Example: Finding Local Maxima and Minima from a Graph

For the function $f$ whose graph is shown below, find all local maxima and minima.

Answer: Observe the graph of $f$. The graph attains a local maximum at $x=1$ because it is the highest point in an open interval around $x=1$. The local maximum is the $y$ -coordinate at $x=1$, which is $2$. The graph attains a local minimum at $\text{ }x=-1\text{ }$ because it is the lowest point in an open interval around $x=-1$. The local minimum is the y-coordinate at $x=-1$, which is $-2$.

Example: Finding Absolute Maxima and Minima from a Graph

For the function $f$ shown below, find all absolute maxima and minima.

Answer: Observe the graph of $f$. The graph attains an absolute maximum in two locations, $x=-2$ and $x=2$, because at these locations, the graph attains its highest point on the domain of the function.
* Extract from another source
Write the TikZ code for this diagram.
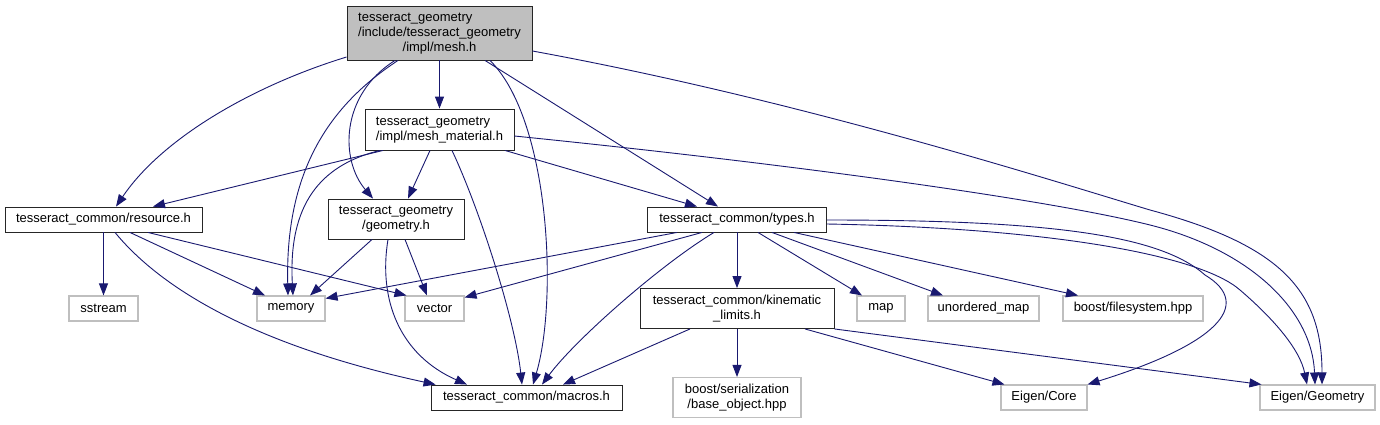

The absolute maximum is the y-coordinate at $x=-2$ and $x=2$, which is $16$. The graph attains an absolute minimum at $x=3$, because it is the lowest point on the domain of the function’s graph. The absolute minimum is the y-coordinate at $x=3$, which is $-10$.